What is required: Write out the listing below without alteration, omitting its pictures.
+++++
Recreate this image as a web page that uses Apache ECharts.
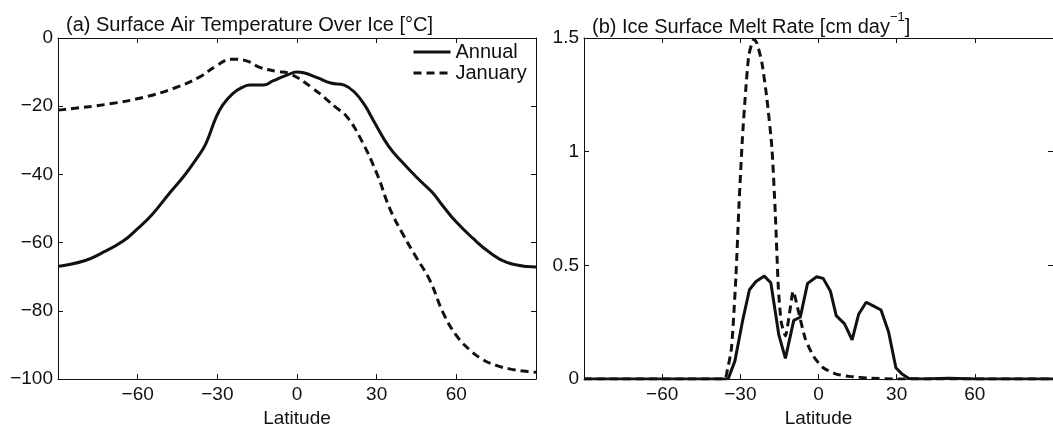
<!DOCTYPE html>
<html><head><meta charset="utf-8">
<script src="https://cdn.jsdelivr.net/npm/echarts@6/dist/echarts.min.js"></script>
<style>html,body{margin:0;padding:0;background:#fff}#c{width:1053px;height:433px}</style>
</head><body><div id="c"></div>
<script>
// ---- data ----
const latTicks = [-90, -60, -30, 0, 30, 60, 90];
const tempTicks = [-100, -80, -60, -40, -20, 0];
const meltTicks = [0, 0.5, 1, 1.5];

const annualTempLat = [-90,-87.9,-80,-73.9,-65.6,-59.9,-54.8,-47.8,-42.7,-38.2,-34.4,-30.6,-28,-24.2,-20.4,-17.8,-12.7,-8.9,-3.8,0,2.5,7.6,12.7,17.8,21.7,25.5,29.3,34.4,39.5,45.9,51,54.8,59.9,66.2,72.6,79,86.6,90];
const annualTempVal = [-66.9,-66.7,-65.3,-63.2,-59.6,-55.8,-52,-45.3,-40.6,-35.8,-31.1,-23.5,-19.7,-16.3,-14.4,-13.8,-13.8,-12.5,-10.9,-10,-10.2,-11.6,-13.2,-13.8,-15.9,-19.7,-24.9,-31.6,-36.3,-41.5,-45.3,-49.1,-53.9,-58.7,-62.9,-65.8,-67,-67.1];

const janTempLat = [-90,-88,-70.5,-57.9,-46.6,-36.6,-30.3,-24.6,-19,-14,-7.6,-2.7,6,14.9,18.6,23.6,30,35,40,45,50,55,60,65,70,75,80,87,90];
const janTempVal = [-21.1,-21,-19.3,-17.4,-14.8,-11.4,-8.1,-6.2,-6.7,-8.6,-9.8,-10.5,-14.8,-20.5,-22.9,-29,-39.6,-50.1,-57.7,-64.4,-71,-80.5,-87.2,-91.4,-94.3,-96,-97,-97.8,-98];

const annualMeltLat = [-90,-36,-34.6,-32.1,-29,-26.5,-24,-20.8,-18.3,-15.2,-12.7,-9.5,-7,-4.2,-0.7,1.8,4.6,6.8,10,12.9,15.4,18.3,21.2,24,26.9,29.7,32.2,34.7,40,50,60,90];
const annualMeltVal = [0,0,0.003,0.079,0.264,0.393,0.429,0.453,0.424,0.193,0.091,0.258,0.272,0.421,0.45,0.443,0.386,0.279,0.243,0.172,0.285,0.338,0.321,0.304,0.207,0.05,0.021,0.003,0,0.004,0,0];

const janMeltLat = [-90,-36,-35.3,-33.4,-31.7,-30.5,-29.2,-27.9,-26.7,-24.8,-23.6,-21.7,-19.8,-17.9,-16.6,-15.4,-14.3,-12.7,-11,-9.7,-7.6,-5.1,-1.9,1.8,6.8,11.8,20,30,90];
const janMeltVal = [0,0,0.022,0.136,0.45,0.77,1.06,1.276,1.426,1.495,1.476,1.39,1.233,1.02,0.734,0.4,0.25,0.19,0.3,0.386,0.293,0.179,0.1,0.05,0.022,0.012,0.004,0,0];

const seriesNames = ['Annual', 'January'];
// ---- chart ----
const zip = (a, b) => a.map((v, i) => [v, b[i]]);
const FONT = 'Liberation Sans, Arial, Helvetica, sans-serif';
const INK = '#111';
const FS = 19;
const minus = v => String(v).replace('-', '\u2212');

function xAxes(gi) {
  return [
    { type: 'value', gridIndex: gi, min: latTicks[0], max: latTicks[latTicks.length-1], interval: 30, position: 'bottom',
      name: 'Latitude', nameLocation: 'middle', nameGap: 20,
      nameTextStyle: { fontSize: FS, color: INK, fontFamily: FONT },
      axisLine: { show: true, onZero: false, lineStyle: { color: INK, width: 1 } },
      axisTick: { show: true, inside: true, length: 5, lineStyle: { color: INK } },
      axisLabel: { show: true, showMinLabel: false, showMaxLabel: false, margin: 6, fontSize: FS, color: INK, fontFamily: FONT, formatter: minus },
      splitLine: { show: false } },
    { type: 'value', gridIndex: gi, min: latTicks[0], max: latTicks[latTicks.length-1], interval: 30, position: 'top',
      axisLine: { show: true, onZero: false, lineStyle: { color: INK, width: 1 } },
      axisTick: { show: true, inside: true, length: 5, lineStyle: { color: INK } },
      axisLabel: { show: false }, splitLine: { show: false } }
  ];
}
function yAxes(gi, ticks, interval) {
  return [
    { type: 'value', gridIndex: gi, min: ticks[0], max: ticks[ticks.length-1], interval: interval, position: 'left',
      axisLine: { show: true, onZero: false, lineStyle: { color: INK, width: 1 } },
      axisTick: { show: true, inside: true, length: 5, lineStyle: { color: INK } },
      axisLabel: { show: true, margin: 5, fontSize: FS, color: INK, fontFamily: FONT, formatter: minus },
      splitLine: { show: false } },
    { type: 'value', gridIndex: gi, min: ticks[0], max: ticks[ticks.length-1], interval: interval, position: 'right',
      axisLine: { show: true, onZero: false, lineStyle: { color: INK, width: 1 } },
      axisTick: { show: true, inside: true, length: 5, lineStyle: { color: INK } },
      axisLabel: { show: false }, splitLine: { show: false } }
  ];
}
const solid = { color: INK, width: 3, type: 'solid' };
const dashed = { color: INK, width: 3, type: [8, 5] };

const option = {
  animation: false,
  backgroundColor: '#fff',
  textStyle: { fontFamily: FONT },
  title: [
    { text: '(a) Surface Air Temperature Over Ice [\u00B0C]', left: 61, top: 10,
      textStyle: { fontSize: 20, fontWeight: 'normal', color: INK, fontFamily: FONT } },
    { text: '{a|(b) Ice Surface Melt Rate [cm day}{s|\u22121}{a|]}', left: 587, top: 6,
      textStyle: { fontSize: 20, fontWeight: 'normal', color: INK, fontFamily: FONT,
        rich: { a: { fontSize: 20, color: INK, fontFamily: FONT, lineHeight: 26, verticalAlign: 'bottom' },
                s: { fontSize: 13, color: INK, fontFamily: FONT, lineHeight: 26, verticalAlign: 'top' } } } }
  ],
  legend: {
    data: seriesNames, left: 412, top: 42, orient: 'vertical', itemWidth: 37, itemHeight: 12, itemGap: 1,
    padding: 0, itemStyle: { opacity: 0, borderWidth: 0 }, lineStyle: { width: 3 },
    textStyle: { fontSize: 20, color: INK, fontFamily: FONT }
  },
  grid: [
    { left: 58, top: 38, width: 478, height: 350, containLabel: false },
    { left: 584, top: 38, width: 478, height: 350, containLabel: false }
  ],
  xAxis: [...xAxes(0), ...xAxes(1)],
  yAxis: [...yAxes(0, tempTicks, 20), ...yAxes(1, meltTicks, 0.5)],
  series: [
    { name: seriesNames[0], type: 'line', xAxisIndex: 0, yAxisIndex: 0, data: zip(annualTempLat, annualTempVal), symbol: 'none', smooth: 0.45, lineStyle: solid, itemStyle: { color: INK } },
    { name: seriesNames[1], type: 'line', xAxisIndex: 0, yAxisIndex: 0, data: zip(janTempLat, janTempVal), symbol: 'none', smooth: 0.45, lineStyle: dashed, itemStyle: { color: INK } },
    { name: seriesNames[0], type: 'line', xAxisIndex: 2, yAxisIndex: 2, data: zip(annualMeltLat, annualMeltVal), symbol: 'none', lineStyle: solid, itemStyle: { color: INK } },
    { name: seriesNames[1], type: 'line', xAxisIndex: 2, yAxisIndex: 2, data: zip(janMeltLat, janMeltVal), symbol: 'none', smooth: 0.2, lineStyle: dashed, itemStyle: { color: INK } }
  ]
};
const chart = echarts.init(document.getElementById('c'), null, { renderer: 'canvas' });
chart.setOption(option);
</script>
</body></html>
+++++
Final answer:
Recreate this image as a web page that uses Apache ECharts.
<!DOCTYPE html>
<html><head><meta charset="utf-8">
<script src="https://cdn.jsdelivr.net/npm/echarts@6/dist/echarts.min.js"></script>
<style>html,body{margin:0;padding:0;background:#fff}#c{width:1053px;height:433px}</style>
</head><body><div id="c"></div>
<script>
// ---- data ----
const latTicks = [-90, -60, -30, 0, 30, 60, 90];
const tempTicks = [-100, -80, -60, -40, -20, 0];
const meltTicks = [0, 0.5, 1, 1.5];

const annualTempLat = [-90,-87.9,-80,-73.9,-65.6,-59.9,-54.8,-47.8,-42.7,-38.2,-34.4,-30.6,-28,-24.2,-20.4,-17.8,-12.7,-8.9,-3.8,0,2.5,7.6,12.7,17.8,21.7,25.5,29.3,34.4,39.5,45.9,51,54.8,59.9,66.2,72.6,79,86.6,90];
const annualTempVal = [-66.9,-66.7,-65.3,-63.2,-59.6,-55.8,-52,-45.3,-40.6,-35.8,-31.1,-23.5,-19.7,-16.3,-14.4,-13.8,-13.8,-12.5,-10.9,-10,-10.2,-11.6,-13.2,-13.8,-15.9,-19.7,-24.9,-31.6,-36.3,-41.5,-45.3,-49.1,-53.9,-58.7,-62.9,-65.8,-67,-67.1];

const janTempLat = [-90,-88,-70.5,-57.9,-46.6,-36.6,-30.3,-24.6,-19,-14,-7.6,-2.7,6,14.9,18.6,23.6,30,35,40,45,50,55,60,65,70,75,80,87,90];
const janTempVal = [-21.1,-21,-19.3,-17.4,-14.8,-11.4,-8.1,-6.2,-6.7,-8.6,-9.8,-10.5,-14.8,-20.5,-22.9,-29,-39.6,-50.1,-57.7,-64.4,-71,-80.5,-87.2,-91.4,-94.3,-96,-97,-97.8,-98];

const annualMeltLat = [-90,-36,-34.6,-32.1,-29,-26.5,-24,-20.8,-18.3,-15.2,-12.7,-9.5,-7,-4.2,-0.7,1.8,4.6,6.8,10,12.9,15.4,18.3,21.2,24,26.9,29.7,32.2,34.7,40,50,60,90];
const annualMeltVal = [0,0,0.003,0.079,0.264,0.393,0.429,0.453,0.424,0.193,0.091,0.258,0.272,0.421,0.45,0.443,0.386,0.279,0.243,0.172,0.285,0.338,0.321,0.304,0.207,0.05,0.021,0.003,0,0.004,0,0];

const janMeltLat = [-90,-36,-35.3,-33.4,-31.7,-30.5,-29.2,-27.9,-26.7,-24.8,-23.6,-21.7,-19.8,-17.9,-16.6,-15.4,-14.3,-12.7,-11,-9.7,-7.6,-5.1,-1.9,1.8,6.8,11.8,20,30,90];
const janMeltVal = [0,0,0.022,0.136,0.45,0.77,1.06,1.276,1.426,1.495,1.476,1.39,1.233,1.02,0.734,0.4,0.25,0.19,0.3,0.386,0.293,0.179,0.1,0.05,0.022,0.012,0.004,0,0];

const seriesNames = ['Annual', 'January'];
// ---- chart ----
const zip = (a, b) => a.map((v, i) => [v, b[i]]);
const FONT = 'Liberation Sans, Arial, Helvetica, sans-serif';
const INK = '#111';
const FS = 19;
const minus = v => String(v).replace('-', '\u2212');

function xAxes(gi) {
  return [
    { type: 'value', gridIndex: gi, min: latTicks[0], max: latTicks[latTicks.length-1], interval: 30, position: 'bottom',
      name: 'Latitude', nameLocation: 'middle', nameGap: 20,
      nameTextStyle: { fontSize: FS, color: INK, fontFamily: FONT },
      axisLine: { show: true, onZero: false, lineStyle: { color: INK, width: 1 } },
      axisTick: { show: true, inside: true, length: 5, lineStyle: { color: INK } },
      axisLabel: { show: true, showMinLabel: false, showMaxLabel: false, margin: 6, fontSize: FS, color: INK, fontFamily: FONT, formatter: minus },
      splitLine: { show: false } },
    { type: 'value', gridIndex: gi, min: latTicks[0], max: latTicks[latTicks.length-1], interval: 30, position: 'top',
      axisLine: { show: true, onZero: false, lineStyle: { color: INK, width: 1 } },
      axisTick: { show: true, inside: true, length: 5, lineStyle: { color: INK } },
      axisLabel: { show: false }, splitLine: { show: false } }
  ];
}
function yAxes(gi, ticks, interval) {
  return [
    { type: 'value', gridIndex: gi, min: ticks[0], max: ticks[ticks.length-1], interval: interval, position: 'left',
      axisLine: { show: true, onZero: false, lineStyle: { color: INK, width: 1 } },
      axisTick: { show: true, inside: true, length: 5, lineStyle: { color: INK } },
      axisLabel: { show: true, margin: 5, fontSize: FS, color: INK, fontFamily: FONT, formatter: minus },
      splitLine: { show: false } },
    { type: 'value', gridIndex: gi, min: ticks[0], max: ticks[ticks.length-1], interval: interval, position: 'right',
      axisLine: { show: true, onZero: false, lineStyle: { color: INK, width: 1 } },
      axisTick: { show: true, inside: true, length: 5, lineStyle: { color: INK } },
      axisLabel: { show: false }, splitLine: { show: false } }
  ];
}
const solid = { color: INK, width: 3, type: 'solid' };
const dashed = { color: INK, width: 3, type: [8, 5] };

const option = {
  animation: false,
  backgroundColor: '#fff',
  textStyle: { fontFamily: FONT },
  title: [
    { text: '(a) Surface Air Temperature Over Ice [\u00B0C]', left: 61, top: 10,
      textStyle: { fontSize: 20, fontWeight: 'normal', color: INK, fontFamily: FONT } },
    { text: '{a|(b) Ice Surface Melt Rate [cm day}{s|\u22121}{a|]}', left: 587, top: 6,
      textStyle: { fontSize: 20, fontWeight: 'normal', color: INK, fontFamily: FONT,
        rich: { a: { fontSize: 20, color: INK, fontFamily: FONT, lineHeight: 26, verticalAlign: 'bottom' },
                s: { fontSize: 13, color: INK, fontFamily: FONT, lineHeight: 26, verticalAlign: 'top' } } } }
  ],
  legend: {
    data: seriesNames, left: 412, top: 42, orient: 'vertical', itemWidth: 37, itemHeight: 12, itemGap: 1,
    padding: 0, itemStyle: { opacity: 0, borderWidth: 0 }, lineStyle: { width: 3 },
    textStyle: { fontSize: 20, color: INK, fontFamily: FONT }
  },
  grid: [
    { left: 58, top: 38, width: 478, height: 350, containLabel: false },
    { left: 584, top: 38, width: 478, height: 350, containLabel: false }
  ],
  xAxis: [...xAxes(0), ...xAxes(1)],
  yAxis: [...yAxes(0, tempTicks, 20), ...yAxes(1, meltTicks, 0.5)],
  series: [
    { name: seriesNames[0], type: 'line', xAxisIndex: 0, yAxisIndex: 0, data: zip(annualTempLat, annualTempVal), symbol: 'none', smooth: 0.45, lineStyle: solid, itemStyle: { color: INK } },
    { name: seriesNames[1], type: 'line', xAxisIndex: 0, yAxisIndex: 0, data: zip(janTempLat, janTempVal), symbol: 'none', smooth: 0.45, lineStyle: dashed, itemStyle: { color: INK } },
    { name: seriesNames[0], type: 'line', xAxisIndex: 2, yAxisIndex: 2, data: zip(annualMeltLat, annualMeltVal), symbol: 'none', lineStyle: solid, itemStyle: { color: INK } },
    { name: seriesNames[1], type: 'line', xAxisIndex: 2, yAxisIndex: 2, data: zip(janMeltLat, janMeltVal), symbol: 'none', smooth: 0.2, lineStyle: dashed, itemStyle: { color: INK } }
  ]
};
const chart = echarts.init(document.getElementById('c'), null, { renderer: 'canvas' });
chart.setOption(option);
</script>
</body></html>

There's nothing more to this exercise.